Penny Arévalo March 08, 2012 at 06:42 PM
LeAna, I most certainly have not backed myself in the corner. We've already gone over this here and on the phone. Your comment came dangerously close to the line. Therefore, I did consult with CUSD mom, but I have the final say. The comments against Shelly don't even come close. Comments clearly over the line get deleted as soon as possible. JG, I've already discussed this as well. When in doubt, I fall back on my training in libel law. You cannot libel a group. There are no class-action defamation lawsuits. I police personal attacks. As editor, I am given some discretion, just as you probably had some discretion in how you ran your classroom (within certain parameters). Publicly discussing public employee salaries is fair game. I have no comment about the OC Register. Guys, I'm going to put on my "teacher" or "mom" voice and say, if you can't discuss the actual subject, then I'll have to close this thread down. We've beaten the comments-about-comments theme to death. At best, CUSD has cut $30 million. Discuss that, please.
Pam Sunderman March 08, 2012 at 07:13 PM
Penny, you posted the guidelines. And now you object to my comments on them. By all means take your ball and go home. It is my ultimate responsibility whether I subject myself to insults when I post here. But why have guidelines if you get to choose which ones you follow? Please note that only a few people are willing to subject themselves to the abuse they receive on your boards when the subject of CUSD comes up. Perhaps LeAna is right. Requiring people to post under their real names has certainly cut down on the vitriol at the OCR.
Pam Sunderman March 08, 2012 at 07:23 PM
CUSD mom, teachers are well aware they cannot escape the cuts (both past and future). They are in those overcrowded classrooms every day and see how their ability to meet the needs of each student are getting harder and harder. They see the cuts to programs.

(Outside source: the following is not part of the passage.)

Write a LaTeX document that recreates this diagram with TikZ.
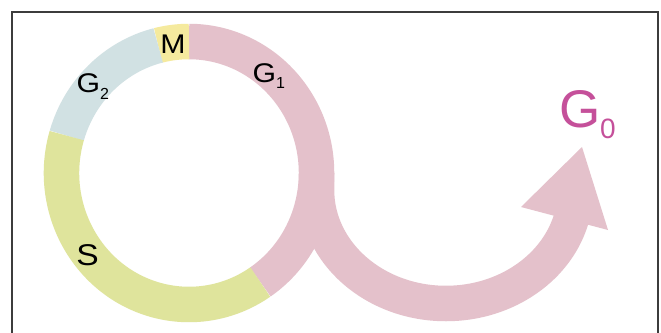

They pay the same taxes as everyone else and the same high prices for gas and commodities. They do not exist in a vacuum and they hear and read every how they are considered to be privileged and greedy and entitled...simply because their paycheck comes from a public entity. They are willing to do their part and they have been doing so. It's really time to step back and look for solutions rather scapegoats
Penny Arévalo March 08, 2012 at 08:31 PM
JG, I don't believe I've taken issue with anything you've said here. Not sure where you got that. But, for the third time in this thread, offense is often in the eye of the beholder. I look at, according to Patch policy, content that "defamatory, abusive, obscene, profane or offensive." Offense is a sliding scale with a moving line. LeAna got too close to that line, which she readily admits. Capo mom did not in her November comments to Shelly. Because of the subjectivity of offense, I also look at for the defamatory, abusive, obscene and profane. Saying teachers are like (simile!) crackheads (or teachers are the crackheads of school finance -- analogy) is colorful language that may offend some, but is not defamatory, profane, obscene or abusive. I'm confident any court in the nation would back me up on that, especially given the context of political speech. JG, I hope you don't pick up your ball and go home. You're usually one of the few people who do stay on topic, and you are cordial. Because we have exhausted the rules here, at least I can refer people back to this thread when they have questions about why I allow some comments to remain and occasionally delete others.